On Fri, 17 Sep 2021, Jorg Brown via Liaison wrote:
> Re: "strfromf128", is that documented anywhere? N1312 doesn't mention it
> and Google is surprisingly unhelpful... I presume it's just
> https://man7.org/linux/man-pages/man3/strfromd.3.html but with added types?
You should be using
http://www.open-std.org/jtc1/sc22/wg14/www/docs/n2596.pdf as the current
C23 working draft, which documents strfromd, strfromf and strfroml (and
corresponding strfromd32, strfromd64, strfromd128).
Jorg Brown wrote:
>> That's problematic, depending on the overload-resolution rules for the new floating-point types.
>> [… example with intN_t types …]
In the early days of P1467 there was a vigorous debate about whether the std::floatN_t types could be typedefs of standard types or not. People pointed out the problems that the interactions between the intN_t types and overloading, and that argument won the day. The std::floatN_t types must be different types than float, double, or long double, similar to how the _FloatN types are different type than float, double, or long double in C. It will be possible to have overloads of both float and std::float32_t. The exact details of overload resolution in P1467 are still being worked out, but overload sets on floating-point types will not run into the same problems that overload sets on integral types currently do.
>> for my purposes I'd want something that corresponded to std::float16, not necessarily _Float16.

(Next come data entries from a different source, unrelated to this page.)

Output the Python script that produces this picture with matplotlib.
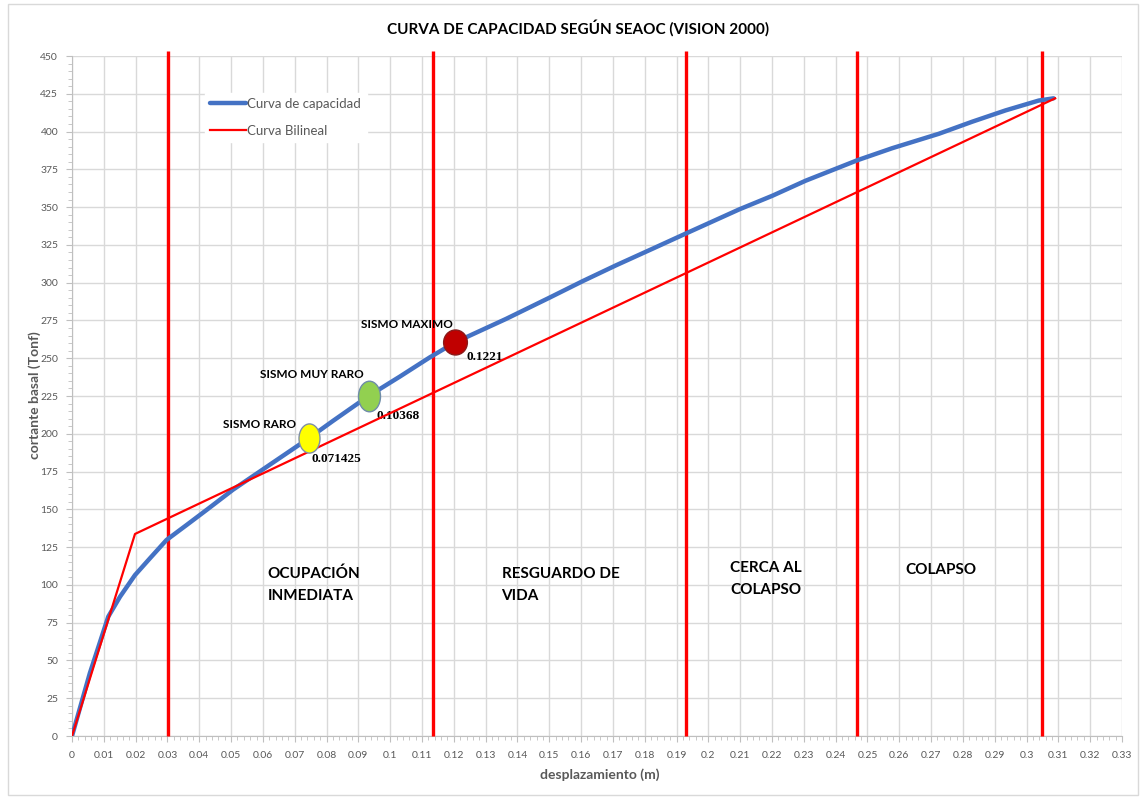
import numpy as np
import matplotlib
matplotlib.use("Agg")
import matplotlib.pyplot as plt
from matplotlib.path import Path
from matplotlib.transforms import Affine2D
from matplotlib.ticker import MultipleLocator, FixedLocator
import matplotlib.patches as mpatches

plt.rcParams['font.family'] = ['Lato', 'DejaVu Sans']

# ---- data ----
cap_x = [0, 0.0056, 0.0114, 0.0151, 0.0198, 0.0245, 0.0297, 0.036, 0.0423, 0.0506,
         0.059, 0.0653, 0.0744, 0.082, 0.0932, 0.103, 0.1124, 0.1204, 0.1364, 0.150,
         0.1605, 0.171, 0.1825, 0.1929, 0.2097, 0.2201, 0.2306, 0.2468, 0.2578,
         0.2724, 0.2829, 0.2934, 0.3038, 0.3085]
cap_y = [0, 41.5, 79, 92.2, 106.5, 117.6, 129.7, 139.6, 149.6, 163,
         175, 184, 197, 208.5, 225, 237.8, 250.5, 260.5, 276, 290,
         301, 311.5, 322.5, 332.5, 348.5, 357.5, 367.5, 381, 389,
         398.5, 406.5, 414, 420.5, 422]
bil_x = [0, 0.0198, 0.309]
bil_y = [0, 133.7, 422]
limit_x = [0.0302, 0.1135, 0.1929, 0.2468, 0.3049]

sismo_x = [0.0744, 0.0932, 0.1204]
sismo_y = [197.4, 225, 260.5]
sismo_names = ["SISMO RARO", "SISMO MUY RARO", "SISMO MAXIMO"]
sismo_vals = ["0.071425", "0.10368", "0.1221"]
sismo_colors = ["#FFFF00", "#92D050", "#C00000"]

zone_names = ["OCUPACIÓN\nINMEDIATA", "RESGUARDO DE\nVIDA", "CERCA AL\nCOLAPSO", "COLAPSO"]

x_ticks = [round(i * 0.01, 2) for i in range(34)]
y_ticks = list(range(0, 451, 25))

# ---- figure ----
W, H = 1142, 797
fig = plt.figure(figsize=(W / 100, H / 100), dpi=100)
ax = fig.add_axes([72 / W, 1 - 736 / H, (1122 - 72) / W, (736 - 56) / H])

gray = "#595959"
grid_c = "#D9D9D9"

ax.set_xlim(0, 0.33)
ax.set_ylim(0, 450)
ax.xaxis.set_major_locator(FixedLocator(x_ticks))
ax.set_xticklabels([f"{v:g}" for v in x_ticks])
ax.yaxis.set_major_locator(FixedLocator(y_ticks))
ax.set_yticklabels([str(v) for v in y_ticks])
ax.xaxis.set_minor_locator(MultipleLocator(0.002))
ax.yaxis.set_minor_locator(MultipleLocator(5))
ax.grid(True, which='major', color=grid_c, linewidth=1.0)
ax.set_axisbelow(True)
for s in ['top', 'right']:
    ax.spines[s].set_visible(False)
for s in ['left', 'bottom']:
    ax.spines[s].set_color("#BFBFBF")
ax.tick_params(axis='both', which='major', length=4, color="#BFBFBF",
               labelsize=7.5, labelcolor=gray)
ax.tick_params(axis='both', which='minor', length=3, color="#BFBFBF")
ax.tick_params(axis='x', pad=7)
ax.tick_params(axis='y', pad=6)

# zone limit lines
for lx in limit_x:
    ax.plot([lx, lx], [0, 453], color="#FF0000", linewidth=2.4, clip_on=False,
            solid_capstyle='butt', zorder=3)

# curves
ax.plot(cap_x, cap_y, color="#4472C4", linewidth=3.2, label="Curva de capacidad",
        solid_capstyle='round', solid_joinstyle='round', zorder=4)
ax.plot(bil_x, bil_y, color="#FF0000", linewidth=1.6, label="Curva Bilineal", zorder=4)

# ellipse markers (width ratio, height in px)
marker_shapes = [(0.72, 21), (0.72, 22), (0.95, 18)]
edge_cols = ["#7F8FA6", "#6E8CA8", "#8B1A1A"]
for x, y, c, (r, sz), ec in zip(sismo_x, sismo_y, sismo_colors, marker_shapes, edge_cols):
    ell = Path.unit_circle().transformed(Affine2D().scale(r, 1.0))
    ax.plot([x], [y], marker=ell, markersize=sz, markerfacecolor=c,
            markeredgecolor=ec, markeredgewidth=1.0, linestyle='none', zorder=5)

# marker annotations
name_pos = [(0.0703, 206), (0.0918, 239.5), (0.1197, 272)]
val_pos = [(0.0753, 183), (0.0958, 211.5), (0.1240, 250.5)]
for (nx, ny), (vx, vy), name, val in zip(name_pos, val_pos, sismo_names, sismo_vals):
    ax.text(nx, ny, name, ha='right', va='center', fontsize=8.5,
            fontweight='bold', color='black')
    ax.text(vx, vy, val, ha='left', va='center', fontsize=9.5,
            fontweight='bold', color='black', family=['Liberation Serif'])

# zone labels
zone_pos = [(0.0615, 100), (0.1350, 100), (0.2069, 104), (0.2620, 110)]
for (zx, zy), name in zip(zone_pos, zone_names):
    ax.text(zx, zy, name, ha='left', va='center', fontsize=11, fontweight='bold',
            color='black', linespacing=1.75)

# legend
leg = ax.legend(loc='upper left', bbox_to_anchor=(198 / W, 1 - 86 / H),
                bbox_transform=fig.transFigure, frameon=True, fontsize=9.5,
                handlelength=2.7, handletextpad=0.15, labelspacing=1.15,
                borderpad=0.4, fancybox=False)
leg.get_frame().set_edgecolor('white')
leg.get_frame().set_facecolor('white')
leg.get_frame().set_alpha(1.0)
for t in leg.get_texts():
    t.set_color(gray)

# titles
fig.text(578 / W, 1 - 28 / H, "CURVA DE CAPACIDAD SEGÚN SEAOC (VISION 2000)",
         ha='center', va='center', fontsize=11, fontweight='bold', color='black')
fig.text(600 / W, 1 - 775 / H, "desplazamiento (m)", ha='center', va='center',
         fontsize=10, fontweight='bold', color=gray)
fig.text(35 / W, 1 - 395 / H, "cortante basal (Tonf)", ha='center', va='center',
         rotation=90, fontsize=10, fontweight='bold', color=gray)

# chart border
fig.patches.append(mpatches.Rectangle((8 / W, 2 / H), (W - 12) / W, (H - 6) / H,
                                      transform=fig.transFigure, fill=False,
                                      edgecolor="#D9D9D9", linewidth=1.0))

fig.savefig("out.png", dpi=100)
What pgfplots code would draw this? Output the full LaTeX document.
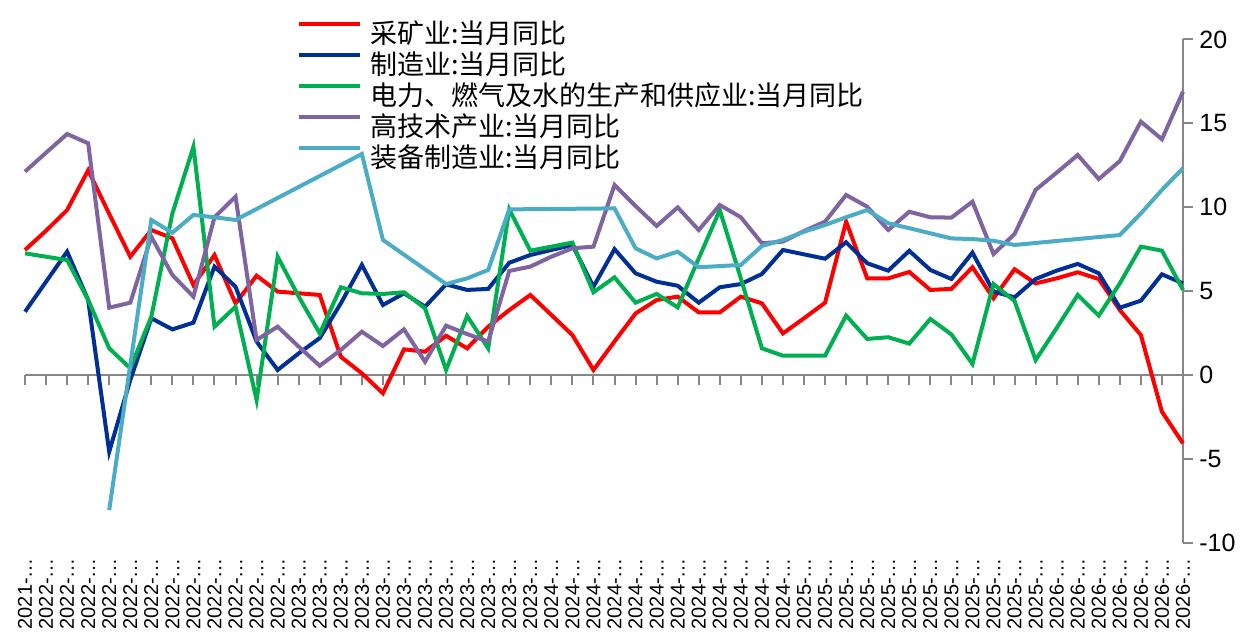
\documentclass[border=0pt]{standalone}
\usepackage{pgfplots}
\pgfplotsset{compat=1.18}
\usepackage{pgfplotstable}
\usepackage{fontspec}
\setmainfont{Liberation Sans}
\newfontfamily\cjk{Noto Sans CJK SC}
\definecolor{cMining}{RGB}{255,0,0}
\definecolor{cManu}{RGB}{0,48,150}
\definecolor{cPower}{RGB}{0,176,80}
\definecolor{cHigh}{RGB}{128,100,162}
\definecolor{cEquip}{RGB}{75,172,198}
\definecolor{cAxis}{RGB}{134,134,134}

\pgfplotstableread{
i red blue green purple
0 7.45 3.77 7.25 12.12
1 8.6 5.56 7.05 13.25
2 9.83 7.35 6.85 14.36
3 12.2 4.47 4.47 13.81
4 9.6 -4.57 1.59 4.01
5 7.05 -0.3 0.4 4.31
6 8.64 3.38 3.48 8.24
7 8.15 2.72 9.63 5.96
8 5.36 3.12 13.6 4.67
9 7.15 6.46 2.88 9.4
10 4.27 5.26 4.07 10.63
11 5.92 1.99 -1.49 2.09
12 4.97 0.3 7.05 2.88
13 4.87 1.29 4.67 1.69
14 4.77 2.2 2.48 0.55
15 1.09 4.27 5.23 1.49
16 0.1 6.56 4.87 2.58
17 -1.09 4.17 4.83 1.73
18 1.53 4.87 4.93 2.72
19 1.39 4.07 3.97 0.79
20 2.34 5.4 0.3 2.94
21 1.59 5.07 3.52 2.44
22 2.88 5.13 1.59 1.99
23 3.87 6.69 9.87 6.2
24 4.77 7.15 7.41 6.46
25 3.58 7.45 7.65 7.05
26 2.38 7.75 7.89 7.55
27 0.3 5.26 4.93 7.65
28 2.0 7.5 5.82 11.32
29 3.67 6.06 4.31 10.07
30 4.47 5.56 4.83 8.88
31 4.67 5.32 4.03 9.99
32 3.73 4.31 6.95 8.64
33 3.73 5.23 9.83 10.13
34 4.67 5.42 5.75 9.4
35 4.27 6.02 1.59 7.85
36 2.48 7.45 1.15 7.95
37 3.38 7.19 1.15 8.58
38 4.31 6.93 1.15 9.14
39 9.14 7.91 3.54 10.73
40 5.76 6.66 2.15 10.03
41 5.76 6.22 2.25 8.64
42 6.14 7.4 1.87 9.73
43 5.07 6.26 3.34 9.4
44 5.13 5.72 2.42 9.38
45 6.42 7.29 0.66 10.33
46 4.57 4.97 5.42 7.21
47 6.3 4.63 4.41 8.4
48 5.46 5.72 0.89 11.03
49 5.76 6.22 2.8 12.06
50 6.12 6.62 4.77 13.11
51 5.72 6.06 3.54 11.68
52 3.87 4.01 5.46 12.75
53 2.38 4.43 7.65 15.1
54 -2.19 6.0 7.41 14.05
55 -4.07 5.46 5.07 16.88
}\maintable

\pgfplotstableread{
i cyan
4 -8.05
6 9.24
7 8.48
8 9.54
9 9.4
10 9.24
16 13.17
17 8.05
20 5.42
21 5.76
22 6.26
23 9.87
28 9.93
29 7.55
30 6.95
31 7.35
32 6.42
34 6.56
35 7.69
36 8.05
37 8.54
38 8.94
39 9.4
40 9.83
41 9.04
42 8.75
44 8.14
45 8.1
46 8.0
47 7.75
52 8.34
53 9.63
54 11.03
55 12.32
}\equiptable

\begin{document}
\begin{tikzpicture}
% axis carrying the category labels along the bottom
\begin{axis}[
  at={(0,0)}, anchor=south west,
  scale only axis, width=579pt, height=251.7pt,
  xmin=0, xmax=55, ymin=-10, ymax=20,
  axis x line=bottom, axis y line=none,
  x axis line style={draw=none},
  xtick={0,...,55},
  major tick length=0pt,
  xticklabels={2021-…,
    2022-…,2022-…,2022-…,2022-…,2022-…,2022-…,2022-…,2022-…,2022-…,2022-…,2022-…,2022-…,
    2023-…,2023-…,2023-…,2023-…,2023-…,2023-…,2023-…,2023-…,2023-…,2023-…,2023-…,2023-…,
    2024-…,2024-…,2024-…,2024-…,2024-…,2024-…,2024-…,2024-…,2024-…,2024-…,2024-…,2024-…,
    2025-…,2025-…,2025-…,2025-…,2025-…,2025-…,2025-…,2025-…,2025-…,2025-…,2025-…,2025-…,
    2026-…,2026-…,2026-…,2026-…,2026-…,2026-…,2026-…},
  xticklabel style={yshift=-7.5pt, rotate=90, anchor=east, inner sep=0pt,
    font=\fontsize{10}{10}\selectfont},
]
\end{axis}
% data axis
\begin{axis}[
  at={(0,0)}, anchor=south west,
  scale only axis, width=579pt, height=251.7pt,
  xmin=0, xmax=55, ymin=-10, ymax=20,
  axis x line=middle, axis y line=right,
  axis line style={-, draw=cAxis, line width=1pt},
  every inner x axis line/.append style={-},
  every outer y axis line/.append style={-},
  xtick={0,...,55}, xticklabels={},
  ytick={-10,-5,0,5,10,15,20},
  yticklabels={-10,-5,0,5,10,15,20},
  xtick align=outside, ytick align=outside,
  x tick style={draw=cAxis, line width=1pt},
  y tick style={draw=cAxis, line width=1pt},
  major tick length=5pt,
  yticklabel style={anchor=west, inner sep=3pt, font=\fontsize{12.5}{14}\selectfont},
  legend style={at={(rel axis cs:0.2349,1.0385)}, anchor=north west,
    draw=none, fill=none, inner sep=0pt, row sep=2.5pt, column sep=4pt,
    font=\cjk\fontsize{13.5}{15}\selectfont,
    nodes={inner sep=0pt, text height=11.5pt, text depth=1.5pt}},
  legend cell align=left,
  legend image code/.code={\draw[#1] (0pt,4.5pt) -- (30.5pt,4.5pt);},
  clip=false,
]
\addplot[cMining, line width=2pt] table[x=i, y=red] {\maintable};
\addlegendentry{采矿业:当月同比}
\addplot[cManu, line width=2pt] table[x=i, y=blue] {\maintable};
\addlegendentry{制造业:当月同比}
\addplot[cPower, line width=2pt] table[x=i, y=green] {\maintable};
\addlegendentry{电力、燃气及水的生产和供应业:当月同比}
\addplot[cHigh, line width=2pt] table[x=i, y=purple] {\maintable};
\addlegendentry{高技术产业:当月同比}
\addplot[cEquip, line width=2pt] table[x=i, y=cyan] {\equiptable};
\addlegendentry{装备制造业:当月同比}
\end{axis}
\pgfresetboundingbox
\useasboundingbox (-12.5pt,-47.6pt) rectangle (615pt,271.4pt);
\end{tikzpicture}
\end{document}
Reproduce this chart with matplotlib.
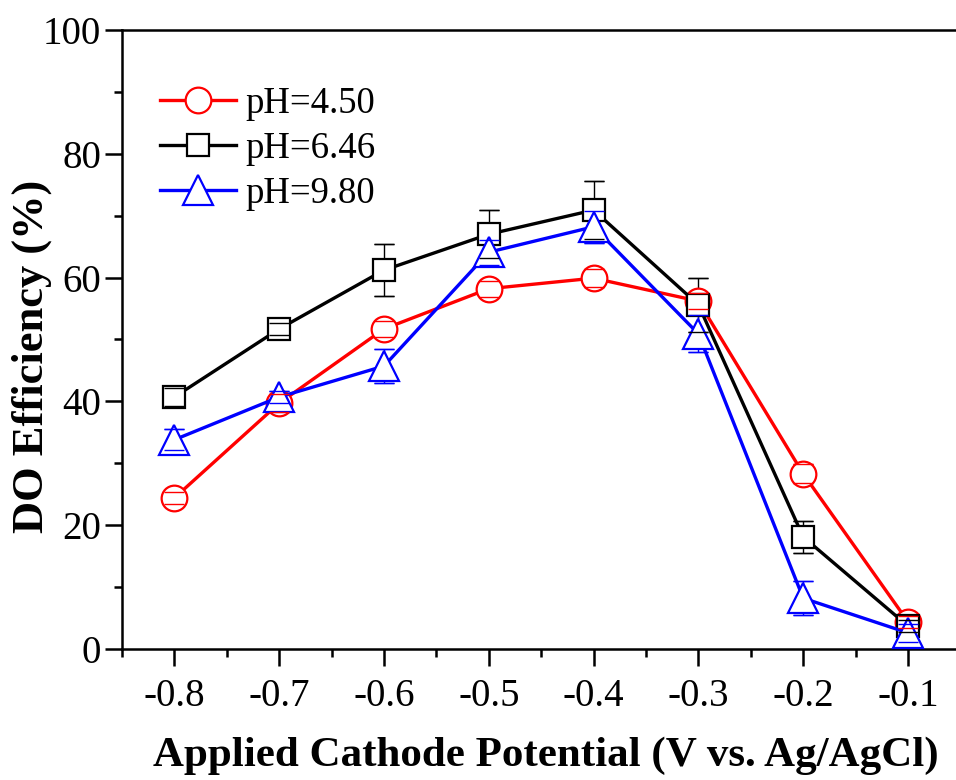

std::float16_t in C++ and _Float16 in C are required to have the same representation and same sets of values. If your implementation defines the FLT16_* macros in <float.h>, then you can use them for std::float16_t. Or you could get the information via std::numeric_limits<std::float16_t>. P1467 does not require that C++ implementations define the FLT16_* macros. Those macros will eventually make their way to C++ when the C++ standard library rebases on top of C23.